## Directions
The lines from the top of the material through the line with "import matplotlib.pyplot as plt" are to be set down exactly. Leave the pictures out.
---------- Data block ----------
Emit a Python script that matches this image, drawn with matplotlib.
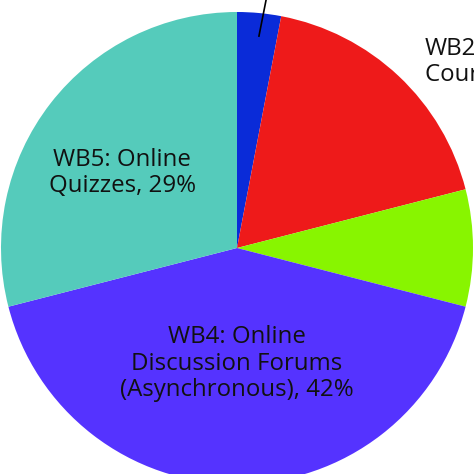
import matplotlib
matplotlib.use("Agg")
import matplotlib.pyplot as plt

categories = ["WB1", "WB2", "WB3", "WB4", "WB5"]
values = [3, 18, 8, 42, 29]
colors = ["#0A2BD8", "#EE1A1A", "#88F500", "#5533FF", "#55CBBB"]
label_wb5 = "WB5: Online\nQuizzes, 29%"
label_wb4 = "WB4: Online\nDiscussion Forums\n(Asynchronous), 42%"
label_wb2 = "WB2:\nCourse Materials, 18%"

W, H = 474, 474
fig = plt.figure(figsize=(W / 100, H / 100), dpi=100)
cx, cy, r = 237, 248, 236
ax = fig.add_axes([(cx - r) / W, (H - cy - r) / H, 2 * r / W, 2 * r / H])
ax.pie(values, colors=colors, startangle=90, counterclock=False,
       wedgeprops=dict(linewidth=0))
ax.set_xlim(-1, 1)
ax.set_ylim(-1, 1)
ax.set_aspect("auto")
ax.axis("off")

font = "Open Sans"
fs = 17.3
ax.text(-0.487, 0.318, label_wb5, ha="center", va="center", fontsize=fs,
        family=font, color="#111111", linespacing=1.12)
ax.text(0.0, -0.49, label_wb4, ha="center", va="center", fontsize=fs,
        family=font, color="#111111", linespacing=1.12)
ax.text(0.797, 0.788, label_wb2, ha="left", va="center", fontsize=fs,
        family=font, color="#111111", linespacing=1.12, clip_on=False)
ax.plot([0.093, 0.123], [0.898, 1.05], color="black", lw=1.2, clip_on=False)

fig.savefig("out.png", dpi=100)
----------
## Written solution
Emit a Python script that matches this image, drawn with matplotlib.
import matplotlib
matplotlib.use("Agg")
import matplotlib.pyplot as plt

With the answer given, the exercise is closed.